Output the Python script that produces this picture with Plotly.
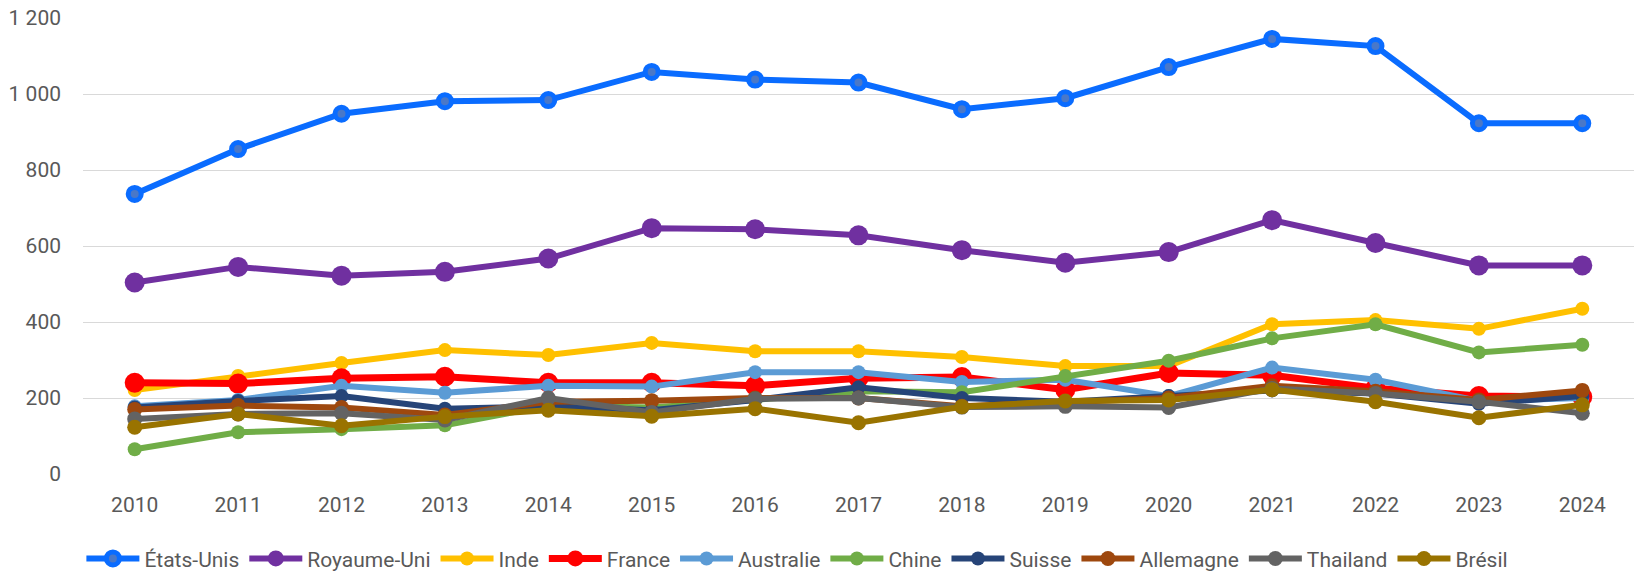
import plotly.graph_objects as go

years = [str(y) for y in range(2010, 2025)]

etats_unis = [737, 855, 948, 981, 984, 1058, 1038, 1030, 960, 989, 1071, 1145, 1126, 923, 923]
royaume_uni = [504, 545, 522, 532, 567, 647, 644, 628, 589, 556, 584, 668, 608, 549, 549]
inde = [221, 258, 292, 326, 313, 345, 323, 323, 308, 284, 284, 394, 405, 382, 435]
france = [240, 238, 252, 256, 240, 240, 232, 252, 255, 222, 266, 260, 226, 205, 203]
australie = [178, 195, 232, 214, 232, 230, 268, 268, 242, 248, 205, 280, 248, 192, 200]
chine = [65, 110, 118, 128, 180, 175, 195, 218, 215, 258, 298, 357, 394, 320, 340]
suisse = [175, 192, 205, 172, 178, 168, 195, 228, 200, 190, 205, 220, 212, 185, 205]
allemagne = [170, 180, 175, 155, 190, 193, 200, 200, 178, 190, 200, 232, 218, 195, 220]
thailand = [145, 158, 160, 142, 200, 162, 198, 200, 176, 178, 175, 225, 212, 190, 160]
bresil = [123, 158, 127, 151, 168, 152, 172, 135, 177, 192, 195, 222, 190, 148, 182]

series_names = ["États-Unis", "Royaume-Uni", "Inde", "France", "Australie",
                "Chine", "Suisse", "Allemagne", "Thailand", "Brésil"]
series_values = [etats_unis, royaume_uni, inde, france, australie,
                 chine, suisse, allemagne, thailand, bresil]

y_tick_values = [0, 200, 400, 600, 800, 1000, 1200]
y_tick_labels = ["0", "200", "400", "600", "800", "1 000", "1 200"]

colors = ["#0A6CFF", "#7030A0", "#FFC000", "#FF0000", "#5B9BD5",
          "#70AD47", "#264478", "#9E480E", "#636363", "#997300"]
line_widths = [6, 6, 6, 7, 6, 6, 6, 6, 6, 6]
marker_sizes = [13, 20, 14, 20, 14, 14, 14, 15, 15, 15]

fig = go.Figure()
for i, (name, vals) in enumerate(zip(series_names, series_values)):
    marker = dict(size=marker_sizes[i], color=colors[i])
    if i == 0:
        marker = dict(size=marker_sizes[i], color="#4A78C8",
                      line=dict(color=colors[i], width=5))
    fig.add_trace(go.Scatter(
        x=years, y=vals, name=name, mode="lines+markers",
        line=dict(color=colors[i], width=line_widths[i]),
        marker=marker, cliponaxis=False,
    ))

font_family = "Roboto, sans-serif"
fig.update_layout(
    width=1634, height=573,
    paper_bgcolor="white", plot_bgcolor="white",
    margin=dict(l=83, r=0, t=18, b=99, autoexpand=False),
    font=dict(family=font_family, size=21, color="#595959"),
    showlegend=True,
    legend=dict(orientation="h", x=0.488, xanchor="center", xref="container",
                y=-0.186, yanchor="middle", font=dict(size=21, color="#595959"),
                itemwidth=53, tracegroupgap=0, bgcolor="rgba(0,0,0,0)"),
    xaxis=dict(type="category", range=[-0.5, 14.5], showgrid=False,
               showline=False, ticks="", zeroline=False,
               ticklabelstandoff=16,
               tickfont=dict(size=21, color="#595959")),
    yaxis=dict(range=[0, 1200], tickvals=y_tick_values, ticktext=y_tick_labels,
               showgrid=True, gridcolor="#D9D9D9", gridwidth=1.4,
               zeroline=False, showline=False, ticks="",
               ticklabelstandoff=21,
               tickfont=dict(size=21, color="#595959")),
)

fig.write_html("out.html", config={"displayModeBar": False},
               post_script="document.body.style.margin='0';document.body.style.padding='0';")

- _Description of the task_: Go from the first line of the data above to the line containing "years = [str(y) for y in range(2010, 2025)]" and retype exactly those lines, both included, but none of the pictures.

- _Exercise response_:
Output the Python script that produces this picture with Plotly.
import plotly.graph_objects as go

years = [str(y) for y in range(2010, 2025)]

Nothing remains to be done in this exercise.